• [Records supplied]
-- -- --
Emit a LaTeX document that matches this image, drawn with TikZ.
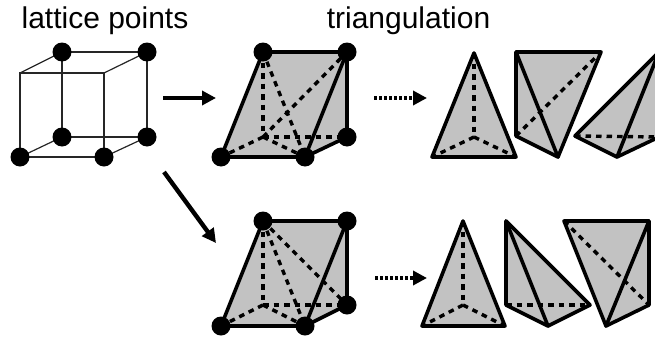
-- -- --
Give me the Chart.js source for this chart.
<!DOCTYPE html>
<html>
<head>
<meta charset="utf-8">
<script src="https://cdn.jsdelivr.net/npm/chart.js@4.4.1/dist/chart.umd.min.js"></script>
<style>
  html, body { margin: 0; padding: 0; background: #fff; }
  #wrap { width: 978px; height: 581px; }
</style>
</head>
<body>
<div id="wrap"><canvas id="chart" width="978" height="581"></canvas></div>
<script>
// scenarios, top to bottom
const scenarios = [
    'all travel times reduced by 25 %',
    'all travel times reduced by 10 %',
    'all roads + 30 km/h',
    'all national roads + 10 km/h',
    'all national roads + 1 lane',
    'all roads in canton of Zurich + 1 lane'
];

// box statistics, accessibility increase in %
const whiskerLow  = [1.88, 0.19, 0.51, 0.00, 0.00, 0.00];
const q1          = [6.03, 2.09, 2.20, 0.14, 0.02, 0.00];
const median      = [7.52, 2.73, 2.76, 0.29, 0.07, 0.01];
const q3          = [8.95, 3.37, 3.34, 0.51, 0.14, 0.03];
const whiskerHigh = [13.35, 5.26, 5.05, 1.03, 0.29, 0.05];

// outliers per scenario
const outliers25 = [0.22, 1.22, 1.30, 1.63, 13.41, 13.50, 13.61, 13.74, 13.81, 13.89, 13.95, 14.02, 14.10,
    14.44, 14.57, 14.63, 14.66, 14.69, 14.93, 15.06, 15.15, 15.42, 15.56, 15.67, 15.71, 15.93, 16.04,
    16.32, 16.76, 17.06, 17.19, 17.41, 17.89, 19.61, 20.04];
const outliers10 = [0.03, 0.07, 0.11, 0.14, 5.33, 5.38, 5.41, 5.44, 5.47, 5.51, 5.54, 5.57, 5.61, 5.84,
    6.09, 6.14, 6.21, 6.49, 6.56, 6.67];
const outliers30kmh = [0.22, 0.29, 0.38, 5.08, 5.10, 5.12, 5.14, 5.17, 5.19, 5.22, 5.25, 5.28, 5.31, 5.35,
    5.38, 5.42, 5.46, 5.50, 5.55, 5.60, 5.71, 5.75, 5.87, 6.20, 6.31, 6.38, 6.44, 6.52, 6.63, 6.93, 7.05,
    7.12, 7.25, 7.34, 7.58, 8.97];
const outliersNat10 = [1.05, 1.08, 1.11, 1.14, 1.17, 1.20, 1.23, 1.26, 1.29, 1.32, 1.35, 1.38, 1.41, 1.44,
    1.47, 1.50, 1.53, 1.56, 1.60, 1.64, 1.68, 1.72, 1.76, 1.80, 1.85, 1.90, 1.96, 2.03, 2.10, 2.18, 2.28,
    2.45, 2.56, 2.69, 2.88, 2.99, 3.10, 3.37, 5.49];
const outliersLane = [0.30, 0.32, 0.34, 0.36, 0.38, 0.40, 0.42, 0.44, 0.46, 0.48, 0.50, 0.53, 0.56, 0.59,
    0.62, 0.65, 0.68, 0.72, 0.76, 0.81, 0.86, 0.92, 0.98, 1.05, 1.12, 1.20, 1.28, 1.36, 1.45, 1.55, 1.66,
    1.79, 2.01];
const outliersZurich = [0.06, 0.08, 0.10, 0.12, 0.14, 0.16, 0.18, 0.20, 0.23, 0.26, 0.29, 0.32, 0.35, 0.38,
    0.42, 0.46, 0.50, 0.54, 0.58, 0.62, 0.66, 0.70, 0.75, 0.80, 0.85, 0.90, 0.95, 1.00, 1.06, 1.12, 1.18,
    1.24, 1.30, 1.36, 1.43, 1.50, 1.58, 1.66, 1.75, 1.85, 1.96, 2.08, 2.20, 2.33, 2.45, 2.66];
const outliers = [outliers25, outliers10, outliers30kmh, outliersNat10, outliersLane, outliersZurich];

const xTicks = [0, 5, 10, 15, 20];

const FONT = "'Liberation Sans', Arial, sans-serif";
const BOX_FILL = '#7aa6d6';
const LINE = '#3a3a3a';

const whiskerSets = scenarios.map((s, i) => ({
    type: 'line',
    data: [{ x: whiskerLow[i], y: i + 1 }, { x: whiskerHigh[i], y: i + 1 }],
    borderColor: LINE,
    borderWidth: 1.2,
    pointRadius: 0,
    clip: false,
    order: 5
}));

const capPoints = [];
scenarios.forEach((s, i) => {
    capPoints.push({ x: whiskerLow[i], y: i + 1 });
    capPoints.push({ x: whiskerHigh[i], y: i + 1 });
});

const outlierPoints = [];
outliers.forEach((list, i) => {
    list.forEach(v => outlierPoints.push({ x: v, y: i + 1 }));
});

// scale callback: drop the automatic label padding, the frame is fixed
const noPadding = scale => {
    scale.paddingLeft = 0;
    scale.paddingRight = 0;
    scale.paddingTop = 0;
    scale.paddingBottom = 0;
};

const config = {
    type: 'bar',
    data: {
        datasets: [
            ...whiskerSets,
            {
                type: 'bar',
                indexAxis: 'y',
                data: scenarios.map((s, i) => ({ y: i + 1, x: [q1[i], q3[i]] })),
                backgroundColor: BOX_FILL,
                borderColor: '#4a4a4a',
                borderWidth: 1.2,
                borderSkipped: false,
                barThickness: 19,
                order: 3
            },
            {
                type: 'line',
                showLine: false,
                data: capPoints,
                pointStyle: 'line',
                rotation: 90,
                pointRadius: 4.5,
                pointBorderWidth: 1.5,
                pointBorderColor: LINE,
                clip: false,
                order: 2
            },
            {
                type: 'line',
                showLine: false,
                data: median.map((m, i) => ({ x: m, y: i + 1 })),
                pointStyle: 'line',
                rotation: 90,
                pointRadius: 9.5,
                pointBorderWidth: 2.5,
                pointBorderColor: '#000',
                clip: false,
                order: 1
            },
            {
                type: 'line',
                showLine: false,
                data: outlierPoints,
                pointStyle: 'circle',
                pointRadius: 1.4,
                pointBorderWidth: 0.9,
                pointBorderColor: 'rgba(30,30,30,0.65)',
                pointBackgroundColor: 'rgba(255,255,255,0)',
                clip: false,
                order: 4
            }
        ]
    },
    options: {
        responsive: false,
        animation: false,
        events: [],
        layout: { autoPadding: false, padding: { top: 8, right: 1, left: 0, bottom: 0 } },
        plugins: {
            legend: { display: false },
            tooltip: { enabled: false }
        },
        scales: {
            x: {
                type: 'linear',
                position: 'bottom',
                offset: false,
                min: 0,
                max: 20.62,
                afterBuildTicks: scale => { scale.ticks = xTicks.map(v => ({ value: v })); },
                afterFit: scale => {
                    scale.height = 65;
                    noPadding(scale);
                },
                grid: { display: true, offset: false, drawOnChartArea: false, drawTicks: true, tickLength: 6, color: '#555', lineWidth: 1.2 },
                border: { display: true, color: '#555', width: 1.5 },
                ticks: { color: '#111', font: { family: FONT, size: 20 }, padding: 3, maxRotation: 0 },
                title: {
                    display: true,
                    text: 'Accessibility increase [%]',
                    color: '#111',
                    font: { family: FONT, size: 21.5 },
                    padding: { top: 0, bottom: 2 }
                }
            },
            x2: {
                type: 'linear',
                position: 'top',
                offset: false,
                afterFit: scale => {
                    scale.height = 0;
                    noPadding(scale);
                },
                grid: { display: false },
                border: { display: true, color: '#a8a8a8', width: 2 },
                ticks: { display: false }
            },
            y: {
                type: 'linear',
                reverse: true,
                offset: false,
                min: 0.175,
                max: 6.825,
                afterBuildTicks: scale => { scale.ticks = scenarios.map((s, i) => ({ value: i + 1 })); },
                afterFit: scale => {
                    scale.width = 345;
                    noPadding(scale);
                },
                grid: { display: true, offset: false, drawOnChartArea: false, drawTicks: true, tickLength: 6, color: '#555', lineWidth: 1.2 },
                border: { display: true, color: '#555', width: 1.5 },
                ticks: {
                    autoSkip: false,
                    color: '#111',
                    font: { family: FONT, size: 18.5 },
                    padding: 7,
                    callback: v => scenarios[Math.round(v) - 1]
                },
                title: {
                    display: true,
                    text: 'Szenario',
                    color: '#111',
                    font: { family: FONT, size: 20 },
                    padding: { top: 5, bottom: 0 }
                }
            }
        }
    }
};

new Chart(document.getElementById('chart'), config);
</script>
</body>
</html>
-- -- --
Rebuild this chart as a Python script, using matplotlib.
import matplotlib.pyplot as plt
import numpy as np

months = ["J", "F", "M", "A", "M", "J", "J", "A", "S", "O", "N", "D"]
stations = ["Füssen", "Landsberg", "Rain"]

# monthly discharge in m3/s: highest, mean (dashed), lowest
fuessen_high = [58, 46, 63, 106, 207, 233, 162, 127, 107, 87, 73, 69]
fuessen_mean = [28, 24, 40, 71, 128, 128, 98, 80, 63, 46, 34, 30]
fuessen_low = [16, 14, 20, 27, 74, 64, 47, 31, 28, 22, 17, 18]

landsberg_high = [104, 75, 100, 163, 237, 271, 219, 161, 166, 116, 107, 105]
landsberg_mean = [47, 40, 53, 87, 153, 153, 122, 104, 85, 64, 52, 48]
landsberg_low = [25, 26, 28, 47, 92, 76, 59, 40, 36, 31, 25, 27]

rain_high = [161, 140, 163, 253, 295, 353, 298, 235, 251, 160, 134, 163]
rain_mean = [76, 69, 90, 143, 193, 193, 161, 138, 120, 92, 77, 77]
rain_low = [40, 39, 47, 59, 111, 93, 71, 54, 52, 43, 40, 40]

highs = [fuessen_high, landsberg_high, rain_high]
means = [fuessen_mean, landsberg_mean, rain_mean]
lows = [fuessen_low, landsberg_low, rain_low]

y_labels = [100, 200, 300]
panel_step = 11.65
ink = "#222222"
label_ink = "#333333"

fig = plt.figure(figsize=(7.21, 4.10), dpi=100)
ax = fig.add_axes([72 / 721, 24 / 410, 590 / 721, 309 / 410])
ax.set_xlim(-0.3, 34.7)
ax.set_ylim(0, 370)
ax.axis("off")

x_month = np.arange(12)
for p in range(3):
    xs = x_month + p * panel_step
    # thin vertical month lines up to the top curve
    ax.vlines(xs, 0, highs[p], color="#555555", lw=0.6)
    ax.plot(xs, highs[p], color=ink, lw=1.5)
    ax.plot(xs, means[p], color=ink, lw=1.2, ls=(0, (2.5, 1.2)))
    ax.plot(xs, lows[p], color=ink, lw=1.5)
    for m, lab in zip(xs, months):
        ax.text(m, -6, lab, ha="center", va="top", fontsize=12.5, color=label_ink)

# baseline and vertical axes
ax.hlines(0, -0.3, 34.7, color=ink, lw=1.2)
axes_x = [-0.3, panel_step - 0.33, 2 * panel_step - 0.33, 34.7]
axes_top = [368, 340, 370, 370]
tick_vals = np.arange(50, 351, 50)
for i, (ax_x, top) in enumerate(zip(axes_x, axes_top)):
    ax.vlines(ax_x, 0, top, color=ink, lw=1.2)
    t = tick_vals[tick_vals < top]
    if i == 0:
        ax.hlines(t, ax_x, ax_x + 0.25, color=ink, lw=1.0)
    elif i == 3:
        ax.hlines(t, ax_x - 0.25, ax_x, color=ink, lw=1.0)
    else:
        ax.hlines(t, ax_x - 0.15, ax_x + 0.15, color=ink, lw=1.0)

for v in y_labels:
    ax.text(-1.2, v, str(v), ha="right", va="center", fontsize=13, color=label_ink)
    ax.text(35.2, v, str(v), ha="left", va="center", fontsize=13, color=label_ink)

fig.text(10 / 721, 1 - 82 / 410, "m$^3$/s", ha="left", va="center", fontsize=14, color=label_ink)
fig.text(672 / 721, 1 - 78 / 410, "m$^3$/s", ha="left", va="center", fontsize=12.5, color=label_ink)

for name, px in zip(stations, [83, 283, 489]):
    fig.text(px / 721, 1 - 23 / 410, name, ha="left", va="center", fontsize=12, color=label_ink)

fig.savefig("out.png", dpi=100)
-- -- --
• [What is being asked]
Exactly the lines above from the one with "Give me the Chart.js source for this chart." to the one with "const whiskerHigh = [13.35, 5.26, 5.05, 1.03, 0.29, 0.05];", both included, are to be quoted; leave the rest out.

• [Result of this task]
Give me the Chart.js source for this chart.
<!DOCTYPE html>
<html>
<head>
<meta charset="utf-8">
<script src="https://cdn.jsdelivr.net/npm/chart.js@4.4.1/dist/chart.umd.min.js"></script>
<style>
  html, body { margin: 0; padding: 0; background: #fff; }
  #wrap { width: 978px; height: 581px; }
</style>
</head>
<body>
<div id="wrap"><canvas id="chart" width="978" height="581"></canvas></div>
<script>
// scenarios, top to bottom
const scenarios = [
    'all travel times reduced by 25 %',
    'all travel times reduced by 10 %',
    'all roads + 30 km/h',
    'all national roads + 10 km/h',
    'all national roads + 1 lane',
    'all roads in canton of Zurich + 1 lane'
];

// box statistics, accessibility increase in %
const whiskerLow  = [1.88, 0.19, 0.51, 0.00, 0.00, 0.00];
const q1          = [6.03, 2.09, 2.20, 0.14, 0.02, 0.00];
const median      = [7.52, 2.73, 2.76, 0.29, 0.07, 0.01];
const q3          = [8.95, 3.37, 3.34, 0.51, 0.14, 0.03];
const whiskerHigh = [13.35, 5.26, 5.05, 1.03, 0.29, 0.05];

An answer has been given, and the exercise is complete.